Three fishing shops - Clyde's, Outdoor Sportsman and Tochterman's - have contributed prizes for the top finishers in the River Tuna Tournament, which runs until Saturday.

Gick, of course, is ineligible for prizes - and not just because he runs the tournament. He's learned that charity provides many rewards - and some bonuses.

"Right there's the bonus," Gick says, pointing to a chevron of Canada geese in the gray sky over Tuna Island. "There's another bonus," he says, gesturing toward a cavity in the dead limb of a nearby willow tree, where a mother bluebird is hard at work feeding her babies. "Another bonus," he says, nodding at a beaver swimming through the channel around Tuna Island.

"Bonus," he says, pointing to a blue heron. A win-win, if there ever was one.

Museum for black cinema

Michael Johnson and his partners have a start date for their museum on black cinema. They hope to open the doors Oct. 1 to "Heritage, Shadows of the Silver Screen," at 5 W. North Ave., in a theater built in 1915, used for much of the century (originally as the Parkway, later as 5 West), but not for several years.
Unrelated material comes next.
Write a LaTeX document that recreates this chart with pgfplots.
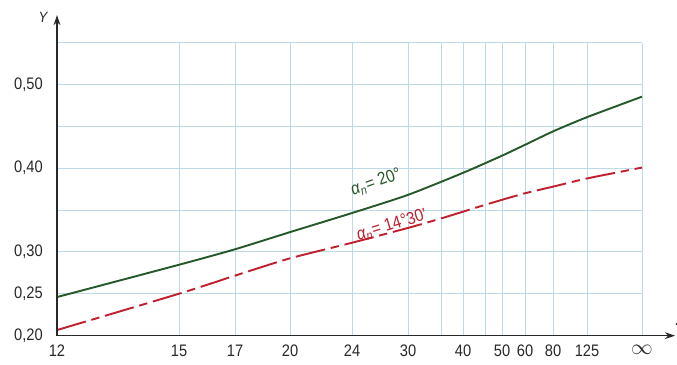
\documentclass[border=0pt]{standalone}
\usepackage{pgfplots}
\pgfplotsset{compat=1.18}
\usepackage{fontspec}
\setmainfont{Liberation Sans}[FakeStretch=0.88]
\usetikzlibrary{arrows.meta}
\definecolor{gridblue}{RGB}{190,218,232}
\definecolor{cgreen}{RGB}{38,88,42}
\definecolor{cred}{RGB}{192,32,46}
\definecolor{axgray}{RGB}{40,40,40}
\pgfplotstableread{
x y
57 0.2461
179 0.2847
235 0.3032
290 0.3237
352 0.3465
408 0.3682
463 0.3945
502 0.4150
525 0.4280
553 0.4440
587 0.4610
642 0.4855
}\greendata
\pgfplotstableread{
x y
57 0.2067
179 0.2501
235 0.2717
290 0.2924
352 0.3110
408 0.3287
441 0.3400
480 0.3544
502 0.3623
525 0.3701
553 0.3780
587 0.3878
642 0.4008
}\reddata
\begin{document}
\begin{tikzpicture}
\useasboundingbox (-34.2pt,-17.6pt) rectangle (372pt,201.4pt);
\clip (-34.2pt,-17.6pt) rectangle (372pt,201.4pt);
\begin{axis}[
  at={(0,0)}, anchor=south west,
  scale only axis, width=351pt, height=175.8pt,
  xmin=57, xmax=642, ymin=0.2, ymax=0.55,
  xtick={57,179,235,290,352,408,463,502,525,553,587,642},
  xticklabels={12,15,17,20,24,30,40,50,60,80,125,{\raisebox{1.5pt}{\scalebox{1.3}{$\infty$}}}},
  minor xtick={441,485},
  ytick={0.2,0.25,0.3,0.4,0.5},
  yticklabels={{0,20},{0,25},{0,30},{0,40},{0,50}},
  minor ytick={0.35,0.45,0.55},
  grid=both,
  grid style={gridblue, line width=0.6pt},
  minor grid style={gridblue, line width=0.6pt},
  major grid style={gridblue, line width=0.6pt},
  axis line style={draw=none},
  tick style={draw=none},
  major tick length=0pt, minor tick length=0pt,
  tick label style={font=\fontsize{10}{12}\selectfont, text=axgray},
  xticklabel style={yshift=-2pt},
  yticklabel style={xshift=-5pt},
  clip=false,
]
\addplot[cgreen, line width=1.15pt, smooth, tension=0.4] table[x=x,y=y] {\greendata};
\addplot[cred, line width=1.15pt, dash pattern=on 18pt off 3.5pt on 5pt off 3.5pt, smooth, tension=0.4] table[x=x,y=y] {\reddata};
\draw[axgray, line width=0.8pt, -{Stealth[length=6pt,width=4pt]}] (axis cs:57,0.2) -- (axis cs:675,0.2);
\draw[axgray, line width=0.8pt, -{Stealth[length=6pt,width=4pt]}] (axis cs:57,0.2) -- (axis cs:57,0.583);
\node[text=axgray, font=\fontsize{9}{11}\selectfont\itshape] at (axis cs:43,0.580) {Y};
\node[text=axgray, font=\fontsize{10}{12}\selectfont\itshape, anchor=west] at (axis cs:670,0.218) {z};
\node[text=cgreen, rotate=20, font=\fontsize{10.5}{12}\selectfont] at (axis cs:376,0.383) {{\itshape α}\textsubscript{\itshape n}= 20°};
\node[text=cred, rotate=17, font=\fontsize{10.5}{12}\selectfont] at (axis cs:392,0.332) {{\itshape α}\textsubscript{\itshape n}= 14°30'};
\end{axis}
\end{tikzpicture}
\end{document}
Johnson, whose Heritage Playhouse Cinema went under after a brief run at the old Playhouse on 25th Street, believes he'll have more success with a combination movie house and museum.

So the Heritage will have two exhibition halls - one named after Clarence Muse, a Baltimore native and character actor, one named after Oscar Michaux, the nation's first successful black director - dressed with set pieces, costumes, posters, and original scripts from the early days of black filmmaking.

The second-floor theater, seating 275, will be named after the late, great Howard Rollins Jr. Good luck to Johnson & Co.

A few good slogans

I see where Bohager's claims to be serving huge "El Nino steamed crabs." Because of the popularity of its salsa, Mencken's Cultured Pearl claims to have sold "more chips than Intel." All very clever and cute. But I can play this game, too.

I have a suggestion for a new sales slogan for Stewart's Root Beer on Pulaski Highway. It's now known as "Home of the Steamburger," which is intriguing to the steamburger-uninitiated. But it's the huge root beer float that's worth bragging about. My son, Nick, and I came up with this after a recent attempt to finish the treat: "It's the float that makes you bloat." Muster a strong Bawlmer accent and say it aloud. It works.